=== Dataset content ===

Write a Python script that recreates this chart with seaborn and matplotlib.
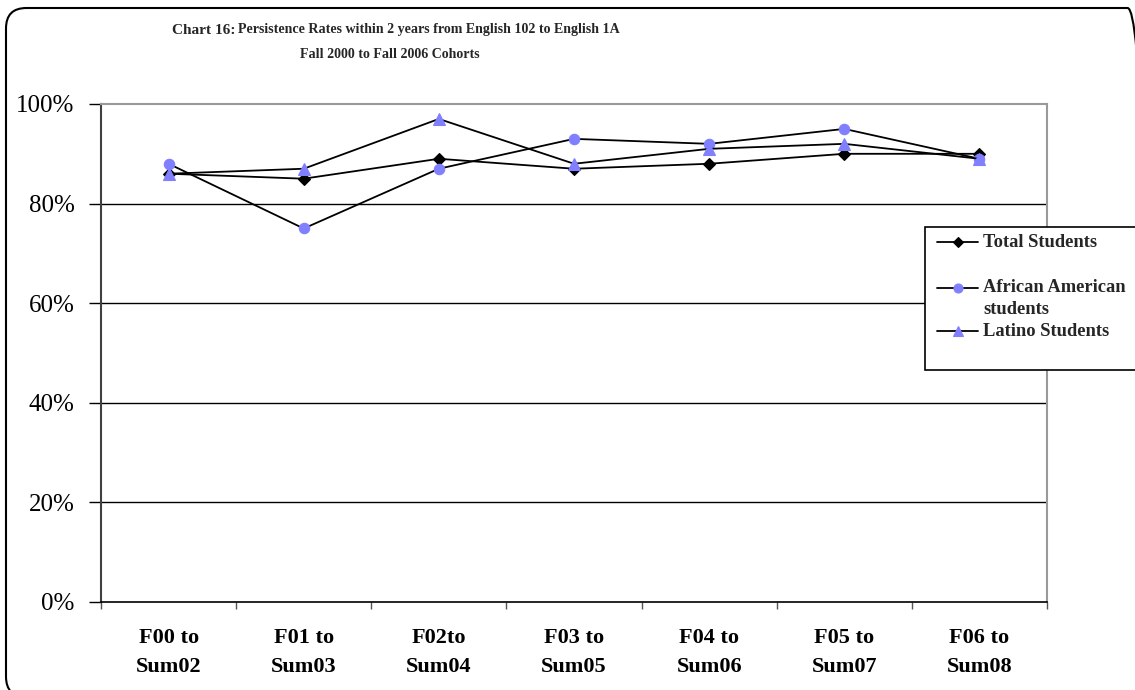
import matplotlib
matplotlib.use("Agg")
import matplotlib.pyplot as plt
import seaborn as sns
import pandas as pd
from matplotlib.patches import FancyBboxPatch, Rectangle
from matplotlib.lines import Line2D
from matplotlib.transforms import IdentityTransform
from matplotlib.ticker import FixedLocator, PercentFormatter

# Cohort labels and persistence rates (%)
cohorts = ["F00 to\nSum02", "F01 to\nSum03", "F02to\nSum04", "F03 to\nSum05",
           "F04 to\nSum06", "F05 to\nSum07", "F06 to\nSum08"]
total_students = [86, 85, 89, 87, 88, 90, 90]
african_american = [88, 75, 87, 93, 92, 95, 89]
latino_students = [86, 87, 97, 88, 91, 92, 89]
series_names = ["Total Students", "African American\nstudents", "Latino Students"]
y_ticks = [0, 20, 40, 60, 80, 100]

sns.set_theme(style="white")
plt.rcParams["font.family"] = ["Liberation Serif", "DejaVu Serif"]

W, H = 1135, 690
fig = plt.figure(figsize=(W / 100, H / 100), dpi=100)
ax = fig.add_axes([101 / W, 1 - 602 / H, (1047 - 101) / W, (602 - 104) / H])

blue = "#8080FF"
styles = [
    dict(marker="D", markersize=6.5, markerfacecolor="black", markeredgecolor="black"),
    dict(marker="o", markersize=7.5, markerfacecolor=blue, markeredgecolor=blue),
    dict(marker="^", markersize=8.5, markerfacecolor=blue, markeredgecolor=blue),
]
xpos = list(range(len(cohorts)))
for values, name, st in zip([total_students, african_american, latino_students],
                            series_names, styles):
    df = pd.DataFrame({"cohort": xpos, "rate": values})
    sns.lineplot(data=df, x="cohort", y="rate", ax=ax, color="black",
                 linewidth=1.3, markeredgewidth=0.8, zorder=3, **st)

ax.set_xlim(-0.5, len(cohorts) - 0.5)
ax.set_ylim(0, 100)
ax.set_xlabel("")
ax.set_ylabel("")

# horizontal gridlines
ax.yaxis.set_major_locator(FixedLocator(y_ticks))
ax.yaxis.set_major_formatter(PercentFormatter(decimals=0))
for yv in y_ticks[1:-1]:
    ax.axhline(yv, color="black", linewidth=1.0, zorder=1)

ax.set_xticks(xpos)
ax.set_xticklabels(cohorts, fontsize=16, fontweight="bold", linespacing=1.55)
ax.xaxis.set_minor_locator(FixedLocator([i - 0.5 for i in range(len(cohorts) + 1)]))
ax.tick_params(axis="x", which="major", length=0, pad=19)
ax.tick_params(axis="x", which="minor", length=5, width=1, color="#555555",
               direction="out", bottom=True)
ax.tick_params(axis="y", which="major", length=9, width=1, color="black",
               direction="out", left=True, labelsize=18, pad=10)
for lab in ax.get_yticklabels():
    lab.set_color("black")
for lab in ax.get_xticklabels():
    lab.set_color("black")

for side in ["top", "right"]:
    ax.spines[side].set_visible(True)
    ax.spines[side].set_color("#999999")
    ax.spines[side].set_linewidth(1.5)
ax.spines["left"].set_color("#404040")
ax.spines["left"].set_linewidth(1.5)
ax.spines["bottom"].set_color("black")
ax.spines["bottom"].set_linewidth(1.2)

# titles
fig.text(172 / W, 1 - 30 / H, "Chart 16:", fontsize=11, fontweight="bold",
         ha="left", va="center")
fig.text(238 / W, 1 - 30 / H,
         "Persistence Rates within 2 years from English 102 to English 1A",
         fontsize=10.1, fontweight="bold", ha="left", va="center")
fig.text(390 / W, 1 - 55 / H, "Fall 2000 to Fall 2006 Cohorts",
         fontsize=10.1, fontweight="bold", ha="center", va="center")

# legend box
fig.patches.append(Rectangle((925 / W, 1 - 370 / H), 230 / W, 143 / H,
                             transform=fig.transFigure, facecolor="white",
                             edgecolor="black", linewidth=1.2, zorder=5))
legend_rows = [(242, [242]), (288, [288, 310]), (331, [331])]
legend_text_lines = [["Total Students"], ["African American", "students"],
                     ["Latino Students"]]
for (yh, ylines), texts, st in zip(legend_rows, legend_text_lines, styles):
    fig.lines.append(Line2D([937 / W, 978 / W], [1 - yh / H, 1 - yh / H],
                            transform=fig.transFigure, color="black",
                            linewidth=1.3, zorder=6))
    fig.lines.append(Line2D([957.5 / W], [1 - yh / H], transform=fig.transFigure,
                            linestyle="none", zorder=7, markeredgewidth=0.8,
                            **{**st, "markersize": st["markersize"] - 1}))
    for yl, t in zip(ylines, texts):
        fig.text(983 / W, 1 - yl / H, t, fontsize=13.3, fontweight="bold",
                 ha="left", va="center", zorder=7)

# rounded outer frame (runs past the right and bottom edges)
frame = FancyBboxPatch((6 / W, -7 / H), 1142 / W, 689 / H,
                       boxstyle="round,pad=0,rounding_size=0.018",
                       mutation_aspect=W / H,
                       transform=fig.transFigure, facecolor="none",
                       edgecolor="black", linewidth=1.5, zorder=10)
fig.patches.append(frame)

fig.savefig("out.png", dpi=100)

===

▸ Exercise directions: Write out again exactly the lines from the start of the data above through the line containing "from matplotlib.ticker import", inclusive, excluding any pictures.

▸ Answer to the exercise:
Write a Python script that recreates this chart with seaborn and matplotlib.
import matplotlib
matplotlib.use("Agg")
import matplotlib.pyplot as plt
import seaborn as sns
import pandas as pd
from matplotlib.patches import FancyBboxPatch, Rectangle
from matplotlib.lines import Line2D
from matplotlib.transforms import IdentityTransform
from matplotlib.ticker import FixedLocator, PercentFormatter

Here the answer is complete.